Begin

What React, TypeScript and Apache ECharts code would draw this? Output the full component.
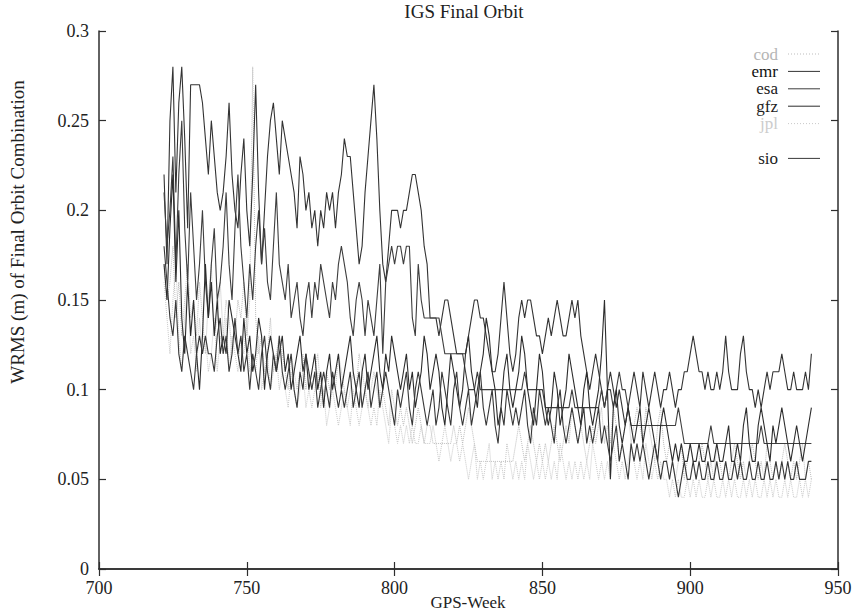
import React, { useEffect, useRef } from "react";
import * as echarts from "echarts";

const TITLE = "IGS Final Orbit";
const X_NAME = "GPS-Week";
const Y_NAME = "WRMS (m) of Final Orbit Combination";
const WEEK_START = 722;
const X_TICKS = [700, 750, 800, 850, 900, 950];
const Y_TICKS = [0, 0.05, 0.1, 0.15, 0.2, 0.25, 0.3];

// values in centimetres (0.01 m), one per GPS week from 722 to 941
const cod = [
  17,15,16,18,14,16,13,15,17,14,
  15,13,16,14,12,15,17,13,14,16,
  13,15,14,12,13,15,14,16,13,15,
  28,14,12,13,11,12,14,11,12,13,
  12,11,10,12,11,10,11,12,10,11,
  10,11,12,10,9,11,10,11,10,12,
  11,10,9,10,11,10,12,11,10,9,
  10,11,10,9,10,9,8,10,9,8,
  9,8,9,8,7,8,9,8,7,8,
  8,7,7,7,7,7,7,7,8,7,
  8,7,8,9,8,7,6,6,6,6,
  6,6,6,6,6,6,6,6,6,7,
  8,7,6,7,8,7,6,7,6,7,
  6,7,8,7,6,7,8,7,9,8,
  7,8,7,6,7,8,7,8,9,7,
  8,7,9,8,6,7,8,9,7,8,
  9,8,7,9,8,7,6,8,9,7,
  6,7,6,5,6,7,5,6,7,6,
  5,6,7,6,5,6,5,7,6,5,
  6,5,6,7,6,5,6,5,6,7,
  6,5,6,5,7,6,5,6,5,6,
  7,6,5,6,5,6,7,5,6,5,
];
const emr = [
  22,17,25,28,21,26,28,24,19,27,
  27,27,27,26,24,22,25,23,21,20,
  21,23,26,22,20,19,22,24,20,18,
  22,27,21,17,20,23,25,26,24,22,
  25,24,23,22,21,19,23,22,20,21,
  19,20,18,20,19,21,20,21,19,21,
  22,24,23,23,21,19,17,18,21,23,
  25,27,24,20,17,16,18,20,20,20,
  19,20,20,21,22,22,21,20,18,17,
  14,14,14,13,14,15,15,14,13,12,
  12,12,12,13,14,15,15,14,14,13,
  12,11,11,12,14,16,14,12,11,12,
  14,15,14,15,15,14,13,13,12,13,
  14,13,14,15,14,13,13,14,15,14,
  15,13,12,11,10,11,12,11,10,9,
  10,11,10,9,10,9,8,9,10,11,
  10,9,11,10,9,10,11,10,9,10,
  10,11,10,9,10,10,11,11,12,13,
  12,11,11,10,11,10,10,11,10,11,
  13,11,10,10,10,12,13,11,10,10,
  9,10,9,10,11,10,11,11,11,12,
  11,10,10,11,10,10,10,11,10,12,
];
const esa = [
  21,18,20,23,17,22,25,19,16,21,
  18,15,17,20,16,14,17,19,15,16,
  18,21,17,15,19,22,18,16,14,17,
  15,18,20,17,19,16,15,18,21,17,
  16,15,17,14,15,16,14,13,15,16,
  14,16,15,17,16,15,14,16,15,17,
  18,17,16,14,13,15,16,15,13,15,
  14,13,15,17,12,16,17,18,17,18,
  18,17,18,18,14,13,17,15,14,14,
  14,14,14,14,13,12,12,12,12,12,
  12,12,11,10,10,10,11,10,10,10,
  10,10,10,10,10,10,10,10,10,10,
  10,10,11,10,10,10,10,10,10,9,
  9,9,9,9,9,9,9,9,10,9,
  9,9,9,9,9,9,9,9,10,9,
  10,10,9,10,11,10,10,9,8,8,
  8,8,8,8,8,8,8,8,8,8,
  8,8,8,8,9,8,7,7,7,7,
  7,7,7,7,7,8,7,7,7,7,
  7,7,7,7,7,7,7,7,7,7,
  7,7,8,7,7,7,7,7,7,7,
  7,7,7,7,7,7,7,7,7,7,
];
const gfz = [
  17,15,19,22,16,20,14,12,16,13,
  15,12,10,13,17,14,16,13,15,12,
  13,12,15,14,13,12,11,14,12,13,
  11,12,14,13,10,12,13,12,11,12,
  13,11,12,10,11,12,13,11,12,10,
  11,12,10,11,9,11,12,10,11,12,
  10,11,12,13,11,10,9,11,12,10,
  11,12,13,11,10,12,11,13,12,11,
  10,11,12,10,11,9,10,11,13,12,
  10,11,12,11,9,8,10,12,11,10,
  9,10,12,13,11,10,9,11,12,14,
  13,11,10,8,9,11,12,10,9,10,
  11,13,12,10,9,8,10,12,11,9,
  8,9,11,10,8,9,10,12,11,10,
  9,8,10,11,9,8,9,10,12,15,
  10,5,9,10,8,7,8,9,8,7,
  8,9,7,8,9,8,7,6,8,9,
  8,7,6,7,6,7,6,6,7,6,
  6,7,6,6,7,6,6,7,6,6,
  7,8,6,6,7,6,8,9,7,6,
  6,8,9,8,7,6,8,7,8,9,
  8,7,6,7,8,7,6,7,8,9,
];
const jpl = [
  16,14,12,15,17,13,11,14,16,12,
  13,11,14,12,13,11,12,14,11,13,
  12,14,11,13,12,11,13,12,14,11,
  12,11,13,10,11,12,10,11,12,10,
  11,10,9,11,10,9,10,11,9,10,
  9,10,11,9,10,8,9,10,9,8,
  9,10,9,8,10,9,8,9,10,9,
  8,9,8,10,9,8,7,9,8,7,
  8,7,8,7,8,7,7,8,7,7,
  7,8,7,6,7,8,7,6,7,7,
  6,7,6,5,6,7,5,6,5,6,
  7,5,6,5,6,5,7,6,5,6,
  5,6,5,7,6,5,6,5,6,5,
  6,5,6,5,7,6,5,6,5,6,
  5,6,5,6,5,7,6,5,6,5,
  6,5,7,6,5,6,5,6,7,6,
  5,6,5,7,6,5,6,5,6,5,
  5,4,5,4,5,4,4,5,4,5,
  4,5,4,4,5,4,5,4,4,5,
  4,5,4,5,4,4,5,4,5,4,
  5,4,4,5,4,5,4,5,4,4,
  5,4,5,4,4,5,4,5,4,5,
];
const sio = [
  18,16,14,13,15,12,11,13,12,11,
  10,12,13,12,13,12,12,11,13,14,
  12,13,11,12,14,12,13,11,12,10,
  12,11,10,12,13,11,10,12,11,13,
  11,10,11,12,10,9,11,10,12,11,
  10,11,9,10,11,10,9,11,10,9,
  10,9,10,11,9,10,11,9,10,11,
  9,10,11,9,10,11,10,9,8,10,
  9,10,11,9,8,10,11,10,9,8,
  9,10,8,9,11,10,9,8,10,11,
  9,8,9,10,8,9,10,11,9,8,
  9,10,8,7,9,8,10,9,8,9,
  8,9,10,8,7,9,8,10,9,8,
  9,8,7,9,10,8,7,8,9,8,
  7,8,9,7,8,7,8,9,7,8,
  7,6,7,8,6,7,6,5,7,6,
  7,6,7,6,5,6,7,6,5,6,
  6,5,6,5,4,5,6,5,5,6,
  5,6,5,5,6,5,5,6,5,5,
  6,5,5,6,5,6,5,5,6,5,
  5,6,5,5,6,5,5,6,5,6,
  5,6,5,5,6,5,5,5,6,6,
];

const SERIES_NAMES = ["cod", "emr", "esa", "gfz", "jpl", "sio"];
const SERIES_VALUES = [cod, emr, esa, gfz, jpl, sio];
const SERIES_COLORS = ["#bdbdbd", "#333333", "#3e3e3e", "#2c2c2c", "#c9c9c9", "#383838"];
const LEGEND_TEXT_COLORS = ["#b5b5b5", "#111111", "#1a1a1a", "#1e1e1e", "#cccccc", "#1a1a1a"];
const SERIES_DASH = ["dotted", "solid", "solid", "solid", "dotted", "solid"];
const LEGEND_ROWS = [0, 1, 2, 3, 4, 6];

const FONT = '"Liberation Serif", "Times New Roman", serif';

export default function App() {
  const ref = useRef<HTMLDivElement>(null);
  useEffect(() => {
    if (!ref.current) return;
    const chart = echarts.init(ref.current, null, { renderer: "svg" });
    const order = [0, 4, 1, 2, 3, 5];
    const series = order.map((k) => ({
      name: SERIES_NAMES[k],
      type: "line",
      showSymbol: false,
      symbol: "none",
      z: SERIES_DASH[k] === "dotted" ? 1 : 2,
      data: SERIES_VALUES[k].map((v, i) => [WEEK_START + i, v / 100]),
      lineStyle: { color: SERIES_COLORS[k], width: SERIES_DASH[k] === "dotted" ? 1 : 1.1, type: SERIES_DASH[k] },
      itemStyle: { color: SERIES_COLORS[k] },
    }));

    const legendEls: any[] = [];
    SERIES_NAMES.forEach((n, k) => {
      const y = 54 + LEGEND_ROWS[k] * 17.4;
      legendEls.push({
        type: "text",
        x: 778,
        y,
        style: {
          text: n,
          font: `17px ${FONT}`,
          fill: LEGEND_TEXT_COLORS[k],
          textAlign: "right",
          textVerticalAlign: "middle",
        },
      });
      legendEls.push({
        type: "line",
        shape: { x1: 788, y1: y, x2: 820, y2: y },
        style: {
          stroke: SERIES_COLORS[k],
          lineWidth: 1,
          lineDash: SERIES_DASH[k] === "dotted" ? [1, 2] : null,
        },
      });
    });

    const axisLine = { show: true, lineStyle: { color: "#2e2e2e", width: 1.5 } };
    const tick = { show: true, inside: true, length: 7, lineStyle: { color: "#2e2e2e", width: 1.2 } };
    const fmt = (v: number) => String(Number(v.toFixed(2)));

    chart.setOption({
      animation: false,
      backgroundColor: "#ffffff",
      title: {
        text: TITLE,
        left: 464,
        top: 2,
        padding: 0,
        textAlign: "center",
        textStyle: { fontFamily: FONT, fontSize: 19, fontWeight: "normal", color: "#222" },
      },
      grid: { left: 99, right: 18, top: 31, bottom: 47, outerBoundsMode: "none", containLabel: false },
      xAxis: [
        {
          type: "value",
          min: X_TICKS[0],
          max: X_TICKS[X_TICKS.length - 1],
          interval: 50,
          axisLine,
          axisTick: tick,
          splitLine: { show: false },
          axisLabel: { fontFamily: FONT, fontSize: 18, color: "#222", margin: 10, formatter: fmt },
        },
        {
          type: "value",
          position: "top",
          min: X_TICKS[0],
          max: X_TICKS[X_TICKS.length - 1],
          interval: 50,
          axisLine,
          axisTick: tick,
          splitLine: { show: false },
          axisLabel: { show: false },
        },
      ],
      yAxis: [
        {
          type: "value",
          min: Y_TICKS[0],
          max: Y_TICKS[Y_TICKS.length - 1],
          interval: 0.05,
          axisLine,
          axisTick: tick,
          splitLine: { show: false },
          axisLabel: { fontFamily: FONT, fontSize: 18, color: "#222", margin: 10, formatter: fmt },
        },
        {
          type: "value",
          position: "right",
          min: Y_TICKS[0],
          max: Y_TICKS[Y_TICKS.length - 1],
          interval: 0.05,
          axisLine,
          axisTick: tick,
          splitLine: { show: false },
          axisLabel: { show: false },
        },
      ],
      graphic: [
        {
          type: "text",
          x: 17,
          y: 232,
          rotation: Math.PI / 2,
          style: {
            text: Y_NAME,
            font: `19px ${FONT}`,
            fill: "#222",
            textAlign: "center",
            textVerticalAlign: "middle",
          },
        },
        {
          type: "text",
          x: 468,
          y: 602,
          style: {
            text: X_NAME,
            font: `17px ${FONT}`,
            fill: "#222",
            textAlign: "center",
            textVerticalAlign: "middle",
          },
        },
        ...legendEls,
      ],
      series,
    });
    return () => chart.dispose();
  }, []);
  return <div ref={ref} style={{ width: 856, height: 616, position: "absolute", left: 0, top: 0 }} />;
}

End

Restate, line by line and word for word, everything from the top of the material through the line that contains "const Y_TICKS = [0, 0.05, 0.1, 0.15, 0.2, 0.25, 0.3];". Leave pictures out.

What React, TypeScript and Apache ECharts code would draw this? Output the full component.
import React, { useEffect, useRef } from "react";
import * as echarts from "echarts";

const TITLE = "IGS Final Orbit";
const X_NAME = "GPS-Week";
const Y_NAME = "WRMS (m) of Final Orbit Combination";
const WEEK_START = 722;
const X_TICKS = [700, 750, 800, 850, 900, 950];
const Y_TICKS = [0, 0.05, 0.1, 0.15, 0.2, 0.25, 0.3];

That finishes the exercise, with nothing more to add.